Copy out the listing that follows exactly, dropping every picture.

_ _ _ _ _ _ _

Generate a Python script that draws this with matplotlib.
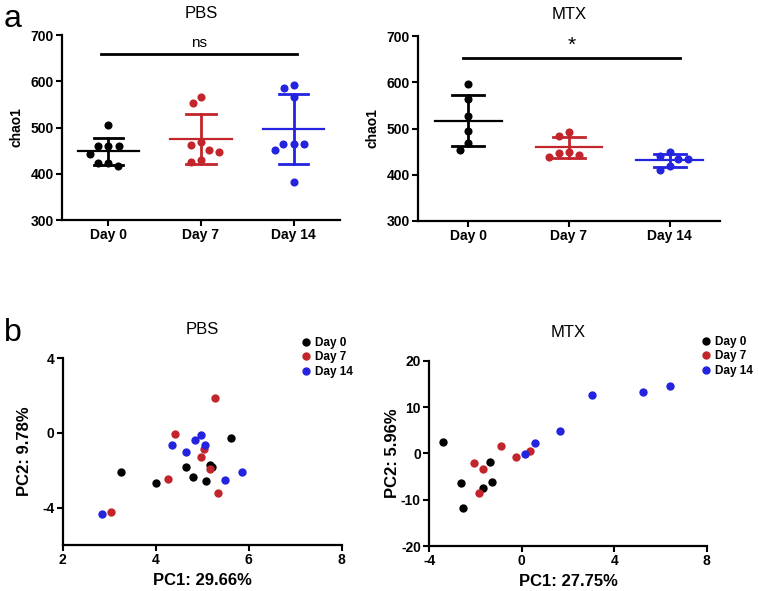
"""
chao1 alpha diversity (a) and PCA (b) for PBS and MTX groups
"""

import numpy as np
import matplotlib
matplotlib.use("Agg")
import matplotlib.pyplot as plt
from matplotlib.lines import Line2D

plt.rcParams['font.family'] = ['Liberation Sans', 'DejaVu Sans']
plt.rcParams['axes.unicode_minus'] = False

# ======================================================================
# DATA
# ======================================================================
days = ["Day 0", "Day 7", "Day 14"]

pbs_day0 = [506, 459, 459, 459, 443, 423, 423, 416]
pbs_day7 = [566, 552, 468, 462, 452, 448, 429, 425]
pbs_day14 = [592, 585, 565, 465, 465, 464, 451, 382]

mtx_day0 = [596, 563, 526, 495, 469, 454]
mtx_day7 = [493, 484, 450, 448, 443, 438]
mtx_day14 = [449, 441, 434, 433, 419, 410]

# PCA scores
pbs_pc1_day0 = [3.26, 4.01, 4.65, 4.80, 5.09, 5.16, 5.22, 5.62]
pbs_pc2_day0 = [-2.10, -2.70, -1.83, -2.35, -2.60, -1.74, -1.81, -0.30]
pbs_pc1_day7 = [5.27, 4.42, 5.04, 4.98, 5.17, 4.26, 5.33, 3.03]
pbs_pc2_day7 = [1.88, -0.04, -0.89, -1.30, -1.92, -2.49, -3.22, -4.23]
pbs_pc1_day14 = [4.35, 4.65, 4.85, 4.97, 5.06, 5.85, 5.48, 2.85]
pbs_pc2_day14 = [-0.66, -1.01, -0.41, -0.14, -0.66, -2.10, -2.51, -4.32]

mtx_pc1_day0 = [-3.39, -2.64, -2.53, -1.66, -1.37, -1.30]
mtx_pc2_day0 = [2.37, -6.33, -11.8, -7.41, -1.87, -6.19]
mtx_pc1_day7 = [-2.08, -1.66, -1.86, -0.91, -0.25, 0.36]
mtx_pc2_day7 = [-2.09, -3.45, -8.63, 1.58, -0.86, 0.58]
mtx_pc1_day14 = [0.14, 0.57, 1.66, 3.04, 5.25, 6.40]
mtx_pc2_day14 = [-0.22, 2.16, 4.75, 12.5, 13.2, 14.5]

colors = ["#000000", "#C2252B", "#2323E0"]
W, H = 758, 591


def style_axes(ax):
    for side in ["top", "right"]:
        ax.spines[side].set_visible(False)
    for side in ["left", "bottom"]:
        ax.spines[side].set_linewidth(1.6)
    ax.tick_params(direction="out", length=4, width=1.5, labelsize=10, pad=2)
    for lab in ax.get_xticklabels() + ax.get_yticklabels():
        lab.set_fontweight("bold")


def swarm_x(ax, xc, values, diam_px=10.5):
    # simple beeswarm in display space
    placed = []
    xs = []
    cands = sorted(np.arange(-60, 60.01, 0.5), key=abs)
    for v in values:
        px, py = ax.transData.transform((xc, v))
        for c in cands:
            if all((px + c - qx) ** 2 + (py - qy) ** 2 >= diam_px ** 2 for qx, qy in placed):
                break
        placed.append((px + c, py))
        xs.append(ax.transData.inverted().transform((px + c, py))[0])
    return xs


def dot_panel(ax, groups, title, sig, sig_size, sig_y, sig_x0, sig_x1):
    ax.set_xlim(-0.5, 2.5)
    ax.set_ylim(300, 700)
    ax.set_yticks([300, 400, 500, 600, 700])
    ax.set_xticks(range(len(days)))
    ax.set_xticklabels(days)
    style_axes(ax)
    for i, vals in enumerate(groups):
        vals = np.array(vals, dtype=float)
        m, sd = vals.mean(), vals.std(ddof=1)
        xs = swarm_x(ax, i, vals)
        ax.scatter(xs, vals, s=34, color=colors[i], zorder=3, linewidths=0)
        ax.plot([i - 0.33, i + 0.33], [m, m], color=colors[i], lw=1.6, zorder=2)
        ax.plot([i, i], [m - sd, m + sd], color=colors[i], lw=2.0, zorder=2)
        for e in (m - sd, m + sd):
            ax.plot([i - 0.16, i + 0.16], [e, e], color=colors[i], lw=2.0, zorder=2)
    ax.plot([sig_x0, sig_x1], [sig_y, sig_y], color="black", lw=2.0, clip_on=False)
    ax.text((sig_x0 + sig_x1) / 2, sig_y + 8, sig, ha="center", va="bottom", fontsize=sig_size)
    ax.set_ylabel("chao1", fontsize=10, fontweight="bold", labelpad=5)
    ax.set_title(title, fontsize=12, pad=12)


def pca_panel(ax, pts, title, xlab, xlim, ylim, xticks, yticks, leg_xy):
    ax.set_xlim(*xlim)
    ax.set_ylim(*ylim)
    ax.set_xticks(xticks)
    ax.set_yticks(yticks)
    style_axes(ax)
    for i, (xv, yv) in enumerate(pts):
        ax.scatter(xv, yv, s=36, color=colors[i], zorder=3, linewidths=0, clip_on=False)
    ax.set_xlabel(xlab, fontsize=12, fontweight="bold", labelpad=4)
    ax.set_title(title, fontsize=12, pad=17)
    handles = [Line2D([], [], marker="o", ls="", color=c, markersize=5) for c in colors]
    fig.legend(handles, days, loc="upper left", frameon=False,
               bbox_to_anchor=(leg_xy[0] / W, 1 - leg_xy[1] / H),
               prop={"size": 8.5, "weight": "bold"}, handlelength=0.8,
               handletextpad=0.4, labelspacing=0.2, borderaxespad=0, borderpad=0)


# ======================================================================
# FIGURE
# ======================================================================
fig = plt.figure(figsize=(W / 100, H / 100), dpi=100)

ax1 = fig.add_axes([62 / W, 1 - 220 / H, 278 / W, 185 / H])
ax2 = fig.add_axes([418 / W, 1 - 221 / H, 302 / W, 185 / H])
ax3 = fig.add_axes([62.7 / W, 1 - 545 / H, 279 / W, 187 / H])
ax4 = fig.add_axes([429.3 / W, 1 - 546 / H, 277.4 / W, 185.3 / H])

dot_panel(ax1, [pbs_day0, pbs_day7, pbs_day14], "PBS", "ns", 11, 659, -0.08, 2.04)
dot_panel(ax2, [mtx_day0, mtx_day7, mtx_day14], "MTX", "*", 15, 652, -0.05, 2.1)

pca_panel(ax3, [(pbs_pc1_day0, pbs_pc2_day0), (pbs_pc1_day7, pbs_pc2_day7),
                (pbs_pc1_day14, pbs_pc2_day14)],
          "PBS", "PC1: 29.66%", (2, 8), (-6, 4), [2, 4, 6, 8], [-4, 0, 4], (301, 337))
ax3.set_ylabel("PC2: 9.78%", fontsize=12, fontweight="bold", labelpad=7)

pca_panel(ax4, [(mtx_pc1_day0, mtx_pc2_day0), (mtx_pc1_day7, mtx_pc2_day7),
                (mtx_pc1_day14, mtx_pc2_day14)],
          "MTX", "PC1: 27.75%", (-4, 8), (-20, 20), [-4, 0, 4, 8],
          [-20, -10, 0, 10, 20], (701, 336))
ax4.set_ylabel("PC2: 5.96%", fontsize=12, fontweight="bold", labelpad=1)

fig.text(4 / W, 1 - 4 / H, "a", fontsize=23, va="top", ha="left")
fig.text(4 / W, 1 - 318 / H, "b", fontsize=23, va="top", ha="left")

fig.savefig("out.png", dpi=100)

_ _ _ _ _ _ _

** TASK RESULT **
Generate a Python script that draws this with matplotlib.
"""
chao1 alpha diversity (a) and PCA (b) for PBS and MTX groups
"""

import numpy as np
import matplotlib
matplotlib.use("Agg")
import matplotlib.pyplot as plt
from matplotlib.lines import Line2D

plt.rcParams['font.family'] = ['Liberation Sans', 'DejaVu Sans']
plt.rcParams['axes.unicode_minus'] = False

# ======================================================================
# DATA
# ======================================================================
days = ["Day 0", "Day 7", "Day 14"]

pbs_day0 = [506, 459, 459, 459, 443, 423, 423, 416]
pbs_day7 = [566, 552, 468, 462, 452, 448, 429, 425]
pbs_day14 = [592, 585, 565, 465, 465, 464, 451, 382]

mtx_day0 = [596, 563, 526, 495, 469, 454]
mtx_day7 = [493, 484, 450, 448, 443, 438]
mtx_day14 = [449, 441, 434, 433, 419, 410]

# PCA scores
pbs_pc1_day0 = [3.26, 4.01, 4.65, 4.80, 5.09, 5.16, 5.22, 5.62]
pbs_pc2_day0 = [-2.10, -2.70, -1.83, -2.35, -2.60, -1.74, -1.81, -0.30]
pbs_pc1_day7 = [5.27, 4.42, 5.04, 4.98, 5.17, 4.26, 5.33, 3.03]
pbs_pc2_day7 = [1.88, -0.04, -0.89, -1.30, -1.92, -2.49, -3.22, -4.23]
pbs_pc1_day14 = [4.35, 4.65, 4.85, 4.97, 5.06, 5.85, 5.48, 2.85]
pbs_pc2_day14 = [-0.66, -1.01, -0.41, -0.14, -0.66, -2.10, -2.51, -4.32]

mtx_pc1_day0 = [-3.39, -2.64, -2.53, -1.66, -1.37, -1.30]
mtx_pc2_day0 = [2.37, -6.33, -11.8, -7.41, -1.87, -6.19]
mtx_pc1_day7 = [-2.08, -1.66, -1.86, -0.91, -0.25, 0.36]
mtx_pc2_day7 = [-2.09, -3.45, -8.63, 1.58, -0.86, 0.58]
mtx_pc1_day14 = [0.14, 0.57, 1.66, 3.04, 5.25, 6.40]
mtx_pc2_day14 = [-0.22, 2.16, 4.75, 12.5, 13.2, 14.5]

colors = ["#000000", "#C2252B", "#2323E0"]
W, H = 758, 591


def style_axes(ax):
    for side in ["top", "right"]:
        ax.spines[side].set_visible(False)
    for side in ["left", "bottom"]:
        ax.spines[side].set_linewidth(1.6)
    ax.tick_params(direction="out", length=4, width=1.5, labelsize=10, pad=2)
    for lab in ax.get_xticklabels() + ax.get_yticklabels():
        lab.set_fontweight("bold")


def swarm_x(ax, xc, values, diam_px=10.5):
    # simple beeswarm in display space
    placed = []
    xs = []
    cands = sorted(np.arange(-60, 60.01, 0.5), key=abs)
    for v in values:
        px, py = ax.transData.transform((xc, v))
        for c in cands:
            if all((px + c - qx) ** 2 + (py - qy) ** 2 >= diam_px ** 2 for qx, qy in placed):
                break
        placed.append((px + c, py))
        xs.append(ax.transData.inverted().transform((px + c, py))[0])
    return xs


def dot_panel(ax, groups, title, sig, sig_size, sig_y, sig_x0, sig_x1):
    ax.set_xlim(-0.5, 2.5)
    ax.set_ylim(300, 700)
    ax.set_yticks([300, 400, 500, 600, 700])
    ax.set_xticks(range(len(days)))
    ax.set_xticklabels(days)
    style_axes(ax)
    for i, vals in enumerate(groups):
        vals = np.array(vals, dtype=float)
        m, sd = vals.mean(), vals.std(ddof=1)
        xs = swarm_x(ax, i, vals)
        ax.scatter(xs, vals, s=34, color=colors[i], zorder=3, linewidths=0)
        ax.plot([i - 0.33, i + 0.33], [m, m], color=colors[i], lw=1.6, zorder=2)
        ax.plot([i, i], [m - sd, m + sd], color=colors[i], lw=2.0, zorder=2)
        for e in (m - sd, m + sd):
            ax.plot([i - 0.16, i + 0.16], [e, e], color=colors[i], lw=2.0, zorder=2)
    ax.plot([sig_x0, sig_x1], [sig_y, sig_y], color="black", lw=2.0, clip_on=False)
    ax.text((sig_x0 + sig_x1) / 2, sig_y + 8, sig, ha="center", va="bottom", fontsize=sig_size)
    ax.set_ylabel("chao1", fontsize=10, fontweight="bold", labelpad=5)
    ax.set_title(title, fontsize=12, pad=12)


def pca_panel(ax, pts, title, xlab, xlim, ylim, xticks, yticks, leg_xy):
    ax.set_xlim(*xlim)
    ax.set_ylim(*ylim)
    ax.set_xticks(xticks)
    ax.set_yticks(yticks)
    style_axes(ax)
    for i, (xv, yv) in enumerate(pts):
        ax.scatter(xv, yv, s=36, color=colors[i], zorder=3, linewidths=0, clip_on=False)
    ax.set_xlabel(xlab, fontsize=12, fontweight="bold", labelpad=4)
    ax.set_title(title, fontsize=12, pad=17)
    handles = [Line2D([], [], marker="o", ls="", color=c, markersize=5) for c in colors]
    fig.legend(handles, days, loc="upper left", frameon=False,
               bbox_to_anchor=(leg_xy[0] / W, 1 - leg_xy[1] / H),
               prop={"size": 8.5, "weight": "bold"}, handlelength=0.8,
               handletextpad=0.4, labelspacing=0.2, borderaxespad=0, borderpad=0)


# ======================================================================
# FIGURE
# ======================================================================
fig = plt.figure(figsize=(W / 100, H / 100), dpi=100)

ax1 = fig.add_axes([62 / W, 1 - 220 / H, 278 / W, 185 / H])
ax2 = fig.add_axes([418 / W, 1 - 221 / H, 302 / W, 185 / H])
ax3 = fig.add_axes([62.7 / W, 1 - 545 / H, 279 / W, 187 / H])
ax4 = fig.add_axes([429.3 / W, 1 - 546 / H, 277.4 / W, 185.3 / H])

dot_panel(ax1, [pbs_day0, pbs_day7, pbs_day14], "PBS", "ns", 11, 659, -0.08, 2.04)
dot_panel(ax2, [mtx_day0, mtx_day7, mtx_day14], "MTX", "*", 15, 652, -0.05, 2.1)

pca_panel(ax3, [(pbs_pc1_day0, pbs_pc2_day0), (pbs_pc1_day7, pbs_pc2_day7),
                (pbs_pc1_day14, pbs_pc2_day14)],
          "PBS", "PC1: 29.66%", (2, 8), (-6, 4), [2, 4, 6, 8], [-4, 0, 4], (301, 337))
ax3.set_ylabel("PC2: 9.78%", fontsize=12, fontweight="bold", labelpad=7)

pca_panel(ax4, [(mtx_pc1_day0, mtx_pc2_day0), (mtx_pc1_day7, mtx_pc2_day7),
                (mtx_pc1_day14, mtx_pc2_day14)],
          "MTX", "PC1: 27.75%", (-4, 8), (-20, 20), [-4, 0, 4, 8],
          [-20, -10, 0, 10, 20], (701, 336))
ax4.set_ylabel("PC2: 5.96%", fontsize=12, fontweight="bold", labelpad=1)

fig.text(4 / W, 1 - 4 / H, "a", fontsize=23, va="top", ha="left")
fig.text(4 / W, 1 - 318 / H, "b", fontsize=23, va="top", ha="left")

fig.savefig("out.png", dpi=100)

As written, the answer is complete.